In the eight-hour drive, drivers will stop every hour to ensure Kipenzi is in good shape.
This is the fifth time the Toledo Zoo has moved a giraffe to another facility.
Joan Druyor, Giraffe keeper at the Toledo Zoo, said it’s easier to move animals when they’re young. Kipenzi’s independent personality will allow her to better adjust to a new environment.
“This will be the first time we’ll separate her from her mother, but she’ll be fine,” she said.
Mrs. Druyor has looked after Kipenzi since she was born by training her for footwork, making sure she was healthy, and cleaning up after her.
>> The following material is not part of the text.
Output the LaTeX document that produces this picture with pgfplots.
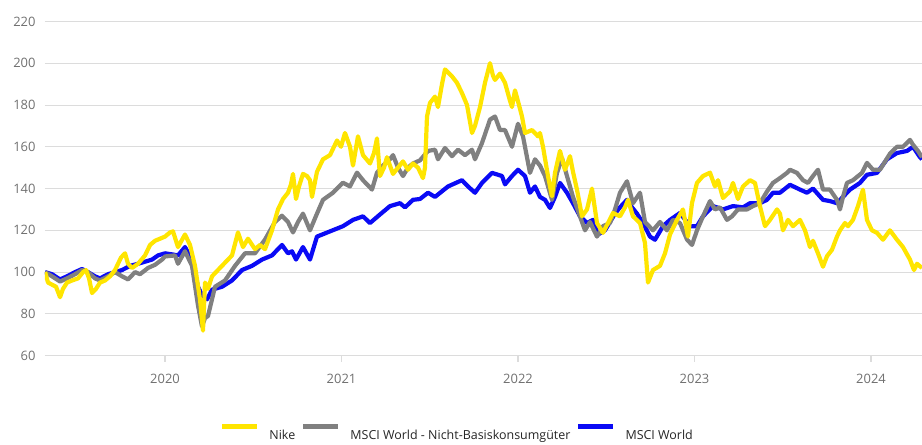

But she is prepared for Kipenzi to move into her new home.
“I met the keepers who are going to be taking care of her in New York and they’re going to be really nice people so it kind of makes it easier to send her off when you know where she’s going,” Mrs. Druyor said.
While the move went smoothly, Dr. Kirsten Thomas, a veterinarian with the Toledo Zoo, was there for backup in case Kipenzi needed to be sedated.
“It's pretty common to move animals around,” Dr. Thomas said. “It's always fun seeing an animal go to its new kind of forever home.”
She added the process requires a lot of preparation if something goes wrong, but everything usually works out just fine.
“It’s always fun because zoo animals are so unique,” Dr. Thomas said. “It’s not like taking a cat or a dog across the country. It’s treating every animal for its specific needs. It’s always a unique challenge.”